Cho’s loss was expected from Tuesday when the NPS, the airline’s second-largest shareholder, decided through a committee meeting to vote against his re-election. While the Cho family and Hanjin affiliates control 33.35 percent of Korean Air shares, the NPS controls 11.56 percent.

Since many minority shareholders have also expressed doubts about Cho, who is currently facing charges of embezzlement and malpractice, leading the airline, support from the NPS was crucial to ensure his re-election.

Cho Yang-ho
Though Cho has been ousted from the board, Korean Air stressed in a press release Wednesday that the result won’t mean the 70-year-old will completely step aside from managing the airline, citing examples at other conglomerates like retail giant Shinsegae whose owner family controls the company without being on the board.

“He will lose the chairman title, but still remain as CEO,” a spokesperson for Korean Air said. “We don’t know exactly how Cho will exercise his influence over the airline, but details will likely be decided at follow-up board meetings.”

The airline also said that Cho will still likely chair the upcoming International Air Transport Association meeting to be held for the first time in Seoul in June. The international meeting, which gathers CEOs of some 280 airlines from around the world, is hosted by Korean Air.

Cho could also influence the airline through his son Cho Won-tae, who remains on the board and keeps his title as president of Korean Air. Cho’s term ends in 2021.

Still, as Cho Yang-ho has proven unpopular with shareholders, it is likely he will try to keep a low profile for a while. Minority shareholders, in particular, are very unhappy with how the shareholder meeting went Wednesday, despite Cho’s removal.

Korean Air announced Cho would be ousted from the board without holding a proper voting session during the shareholder meeting Wednesday.

Woo Kee-hong, executive vice president of Korean Air and the moderator of the meeting, announced that the company had already counted the shareholders who have expressed a will to vote against Cho, realizing that he cannot win the two-thirds majority approval required.

According to Woo, 35.9 percent of shareholders present had said that they would oppose Cho’s re-election before the meeting. A company spokesperson explained that the company canceled the vote as soon as they realized more than one-third of shareholders already disapproved of reinstating Cho.

The airline felt that holding a physical voting session to gather further opinions from minority shareholders would make no difference to the result. If minority shareholders voted, the percentage that disagreed to Cho’s re-election could’ve been higher.

Though Cho leaving the board was the preferred outcome for a large number of minority shareholders, the airline’s decision not to hold a vote infuriated those that attended the annual general meeting.

One minority shareholder on site complained, “I want to claim my right as a minority shareholder to decide whether Cho is re-elected or not,” criticizing the meeting for being “much like a communist meeting.”
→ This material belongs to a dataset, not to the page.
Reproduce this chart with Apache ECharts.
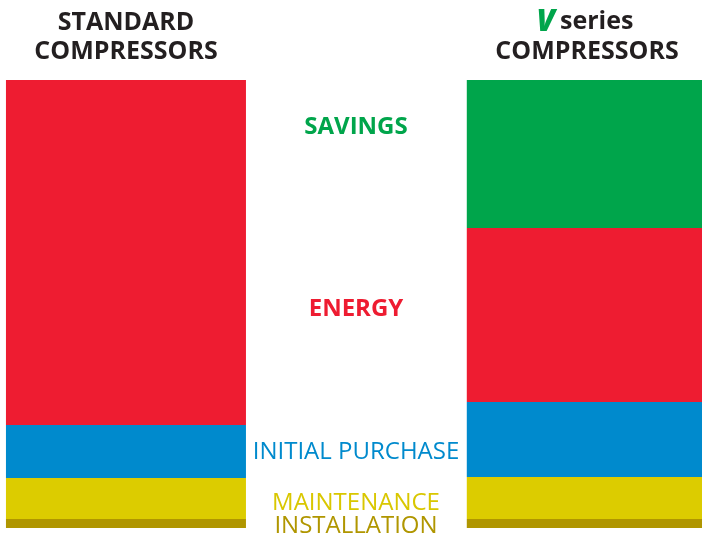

Woo, however, said the meeting can proceed without a vote if the result is already fixed and minority shareholders would make no difference.

Industry insiders hope the change will lead to the airline improving its corporate governance structure and recover its tainted image after a series of high-profile scandals involving the Cho family, including the nut rage incident in 2014. Cho has chaired the company since 1999 when he took over from his father Cho Choong-hoon.

Korean Air shares increased 2.47 percent on Wednesday to close at 33,200 won ($29). Hanjin Group’s holding company Hanjin Kal also saw shares increase by 0.39 percent.